Ainsi, de quelque sens qu'on envisage les choses, le droit d'esclavage est nul, non seulement parce qu'il est illégitime, mais parce qu'il est absurde et ne signifie rien. Ces mots, esclavage et droit, sont contradictoires ils s'excluent mutuellement. Soit d'un homme à un homme, soit d'un homme à un peuple, ce discours sera toujours également insensé : « Je fais avec toi une convention toute à ta charge et toute à mon profit, que j'observerai tant qu'il me plaira, et que tu observeras tant qu'il me plaira. »
Je suppose les hommes parvenus à ce point où les obstacles qui nuisent à leur conservation dans l'état de nature l'emportent par leur résistance sur les forces que chaque individu peut employer pour se maintenir dans cet état.

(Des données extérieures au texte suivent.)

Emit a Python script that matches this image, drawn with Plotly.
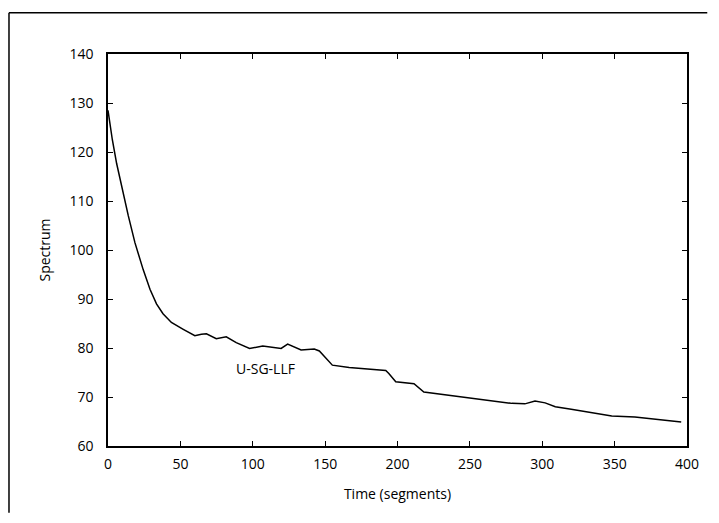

Alors cet état primitif ne peut plus subsister et le genre humain périrait s'il ne changeait de manière d'être.
« Trouver une forme d'association qui défende et protège de toute la force commune la personne et les biens de chaque associé, et par laquelle chacun, s'unissant à tous, n'obéisse pourtant qu'à lui-même, et reste aussi libre qu'auparavant. » Tel est le problème fondamental dont le contrat social donne la solution.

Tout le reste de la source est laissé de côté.